A vast number emigrated during de Valera’s rigid theocracy, which lasted over half a century — a fact he barely acknowledged, according to Ronan Flanning’s biography,

14 November 2015

9:00 AM

14 November 2015

9:00 AM

Éamon de Valera: A Will to Power Ronan Fanning

Faber, pp.320, £20, ISBN: 9780571312054

A highlight of this year’s Dublin Theatre Festival was the Rough Magic Theatre Company’s production of The Train, a musical by Arthur Riordan and Bill Whelan. Political theatre at its wittiest and craziest, it told the story of the fledgling Irish Women’s Liberation Movement’s publicised trip in 1971 to Belfast to buy contraceptives, ostentatiously importing these banned Satanic devices back into the Republic, where the law obeyed the writ of the Catholic church. Watching it, one was reminded of the sheer extent of theocracy in Éamon de Valera’s Ireland (he remained president till 1973, having been Taoiseach for most of the period from 1932 to 1959), and the long journey from those days to this year’s equal marriage referendum. Ronan Fanning’s crisp, economical but deeply thought-provoking biography anatomises de Valera’s influence, and reminds us just how transformed the country is since his heyday.

Fanning lays great emphasis on de Valera’s difficult early life, heavily disguised in the official biography — which was more or less dictated by the man himself to his supine and complaisant hagiographers (prominent among them Lord Longford). He was born to an Irish servant-girl and an obscure Spaniard in New York in 1882, and his parents were soon separated. His father died and his mother sent the two-year-old child back to relations in County Limerick, more or less rejecting him forthwith.

Fanning’s description of ‘engineering a separation’ is well put. The boy’s early years on a tiny and impoverished farm were miserable, but he pulled himself out of it by the traditional Irish route of education, managing to get to the elite Holy Ghost Fathers’ Blackrock College, where he was blissfully happy; he stayed there for holidays rather than returning to Limerick, and in many ways it remained the emotional centre of his life.

Marked out to be an academic or a priest, his involvement in Gaelic League activities in the early years of the new century led him into the paramilitary nationalist volunteer movement — and also into matrimony, as he fell in love with and married his Irish teacher. But he was not prominent in nationalist politics until 1916, when he commanded a garrison in the Easter Rising. He had joined the secret Irish Republican Brotherhood shortly before, but was never comfortable with taking the oath, as it conflicted with his devout Catholicism.

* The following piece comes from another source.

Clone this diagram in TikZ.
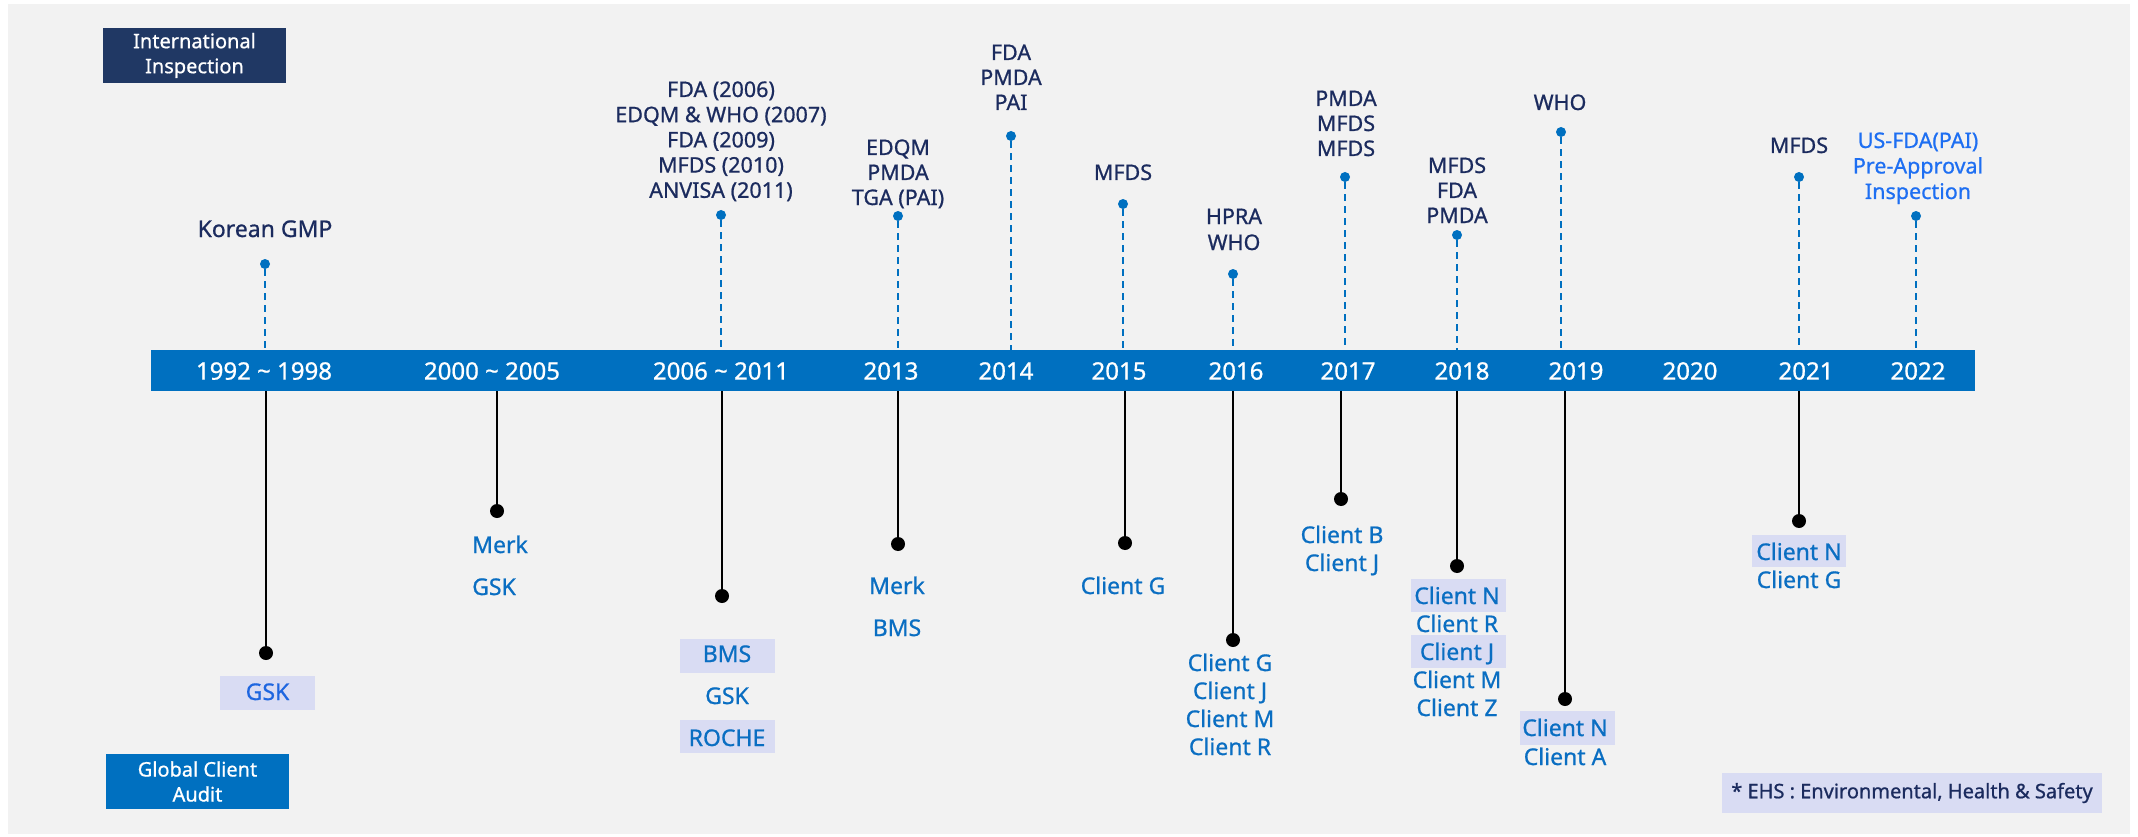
\documentclass[tikz,border=0pt]{standalone}
\usepackage{fontspec}
\setmainfont{Noto Sans}[BoldFont=Noto Sans,BoldFeatures={FakeBold=0.8}]
\definecolor{bgc}{HTML}{F2F2F2}
\definecolor{barc}{HTML}{0070C0}
\definecolor{navy}{HTML}{1B2B5E}
\definecolor{navybox}{HTML}{203864}
\definecolor{hlc}{HTML}{D9DCF3}
\definecolor{clt}{HTML}{0A6EC2}
\definecolor{brt}{HTML}{1E66E0}
\definecolor{usfda}{HTML}{1E6FF2}
\newcommand\stk[6]{%
  \foreach \t [count=\i] in {#6} {\node[#2] (#1-\i) at (#3,{#4+(\i-1)*#5}) {\t};}}
\begin{document}
\begin{tikzpicture}[x=1pt,y=-1pt,
  year/.style={text=white,font=\fontsize{24}{28}\selectfont\bfseries,inner sep=0pt,anchor=base},
  top/.style={text=navy,font=\fontsize{21.5}{25}\selectfont\bfseries,inner sep=0pt,anchor=base},
  bot/.style={text=clt,font=\fontsize{23}{28}\selectfont\bfseries,inner sep=0pt,anchor=base},
  bdot/.style={circle,fill=barc,inner sep=0pt,minimum size=10pt},
  kdot/.style={circle,fill=black,inner sep=0pt,minimum size=14pt},
  dline/.style={barc,line width=1.6pt,dash pattern=on 7pt off 5pt},
  sline/.style={black,line width=1.8pt},
  hl/.style={fill=hlc,inner sep=0pt,minimum width=95pt,minimum height=34pt},
  legend/.style={text=white,font=\fontsize{20}{25}\selectfont\bfseries,align=center,inner sep=0pt,minimum width=183pt,minimum height=55pt}]
\useasboundingbox (0,0) rectangle (2138,837);
\fill[white] (0,0) rectangle (2138,837);
\fill[bgc] (8,4) rectangle (2130,834);
% legend
\node[legend,fill=navybox] (legI) at (194.5,55.5) {International\\Inspection};
\node[legend,fill=barc] (legA) at (197.5,781.5) {Global Client\\Audit};
\node[fill=hlc,text=navy,font=\fontsize{20}{24}\selectfont\bfseries,inner sep=0pt,minimum width=380pt,minimum height=40pt] (ehs) at (1912,793) {* EHS : Environmental, Health \& Safety};
% bar
\node[fill=barc,minimum width=1824pt,minimum height=41pt,inner sep=0pt,anchor=north west] (bar) at (151,350) {};
\foreach \x/\lab [count=\k] in {264/1992 \textasciitilde{} 1998,492/2000 \textasciitilde{} 2005,721/2006 \textasciitilde{} 2011,891/2013,1006/2014,1119/2015,1236/2016,1348/2017,1462/2018,1576/2019,1690/2020,1806/2021,1918/2022}
  {\node[year] (y\k) at (\x,379.6) {\lab};}
% inspections (top)
\foreach \x/\y [count=\k] in {265/264,721/215,898/216,1011/136,1123/204,1233/274,1345/177,1457/235,1561/132,1799/177,1916/216}
  {\node[bdot] (i\k) at (\x,\y) {};
   \draw[dline] (i\k) -- (i\k |- bar.north);}
\node[top,font=\fontsize{23}{28}\selectfont\bfseries] (kgmp) at (265,237) {Korean GMP};
\stk{t2006}{top}{721}{97}{25.2}{FDA (2006),EDQM \& WHO (2007),FDA (2009),MFDS (2010),ANVISA (2011)}
\stk{t2013}{top}{898}{155}{25}{EDQM,PMDA,TGA (PAI)}
\stk{t2014}{top}{1011}{60}{25}{FDA,PMDA,PAI}
\stk{t2015}{top}{1123}{180}{25}{MFDS}
\stk{t2016}{top}{1234}{224}{26}{HPRA,WHO}
\stk{t2017}{top}{1346}{106}{25}{PMDA,MFDS,MFDS}
\stk{t2018}{top}{1457}{173}{25}{MFDS,FDA,PMDA}
\stk{t2019}{top}{1560}{110}{25}{WHO}
\stk{t2021}{top}{1799}{153}{25}{MFDS}
\stk{t2022}{top,text=usfda}{1918}{148}{25.5}{US-FDA(PAI),Pre-Approval,Inspection}
% audits (bottom)
\node[hl] (hlA) at (267.5,693) {};
\node[hl] (hlB) at (727.5,656) {};
\node[hl,minimum height=33pt] (hlC) at (727.5,736.5) {};
\node[hl,minimum height=33pt] (hlD) at (1458.5,595.5) {};
\node[hl,minimum height=33pt] (hlE) at (1458.5,651.5) {};
\node[hl] (hlF) at (1567.5,728) {};
\node[hl,minimum width=94pt,minimum height=32pt] (hlG) at (1799,551) {};
\foreach \x/\y [count=\k] in {266/653,497/511,722/596,898/544,1125/543,1233/640,1341/499,1457/566,1565/699,1799/521}
  {\node[kdot] (a\k) at (\x,\y) {};
   \draw[sline] (a\k |- bar.south) -- (a\k);}
\node[bot,text=brt] (b1992) at (267.5,700) {GSK};
\stk{b2000}{bot,anchor=base west}{472}{553}{42}{Merk,GSK}
\stk{b2006}{bot}{727}{662}{42}{BMS,GSK,ROCHE}
\stk{b2013}{bot}{897}{594}{42}{Merk,BMS}
\stk{b2015}{bot}{1123}{594}{28}{Client G}
\stk{b2016}{bot}{1230}{671}{28}{Client G,Client J,Client M,Client R}
\stk{b2017}{bot}{1342}{543}{28}{Client B,Client J}
\stk{b2018}{bot}{1457}{604}{28}{Client N,Client R,Client J,Client M,Client Z}
\stk{b2019}{bot}{1565}{736}{29}{Client N,Client A}
\stk{b2021}{bot}{1799}{560}{28}{Client N,Client G}
\end{tikzpicture}
\end{document}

Here as elsewhere, however, he would find devious and sophisticated routes to rationalise apparent contradictions, in a spirit closer to Jesuits than Holy Ghosts.


As practically the only unexecuted 1916 leader (he survived principally because he was unknown, as Fanning pithily judges), he emerged from jail the acknowledged leader of the rapidly radicalising Sinn Féin movement. Tall, ascetic, dignified, and with a gift for leadership as well as a charismatic force of will, his dominance was not universally welcomed. A long visit to the USA in 1919–20 sowed seeds of discontent, which may have prefigured the traumatic disagreement over the Anglo-Irish Treaty that ended the guerrilla war of independence in 1921.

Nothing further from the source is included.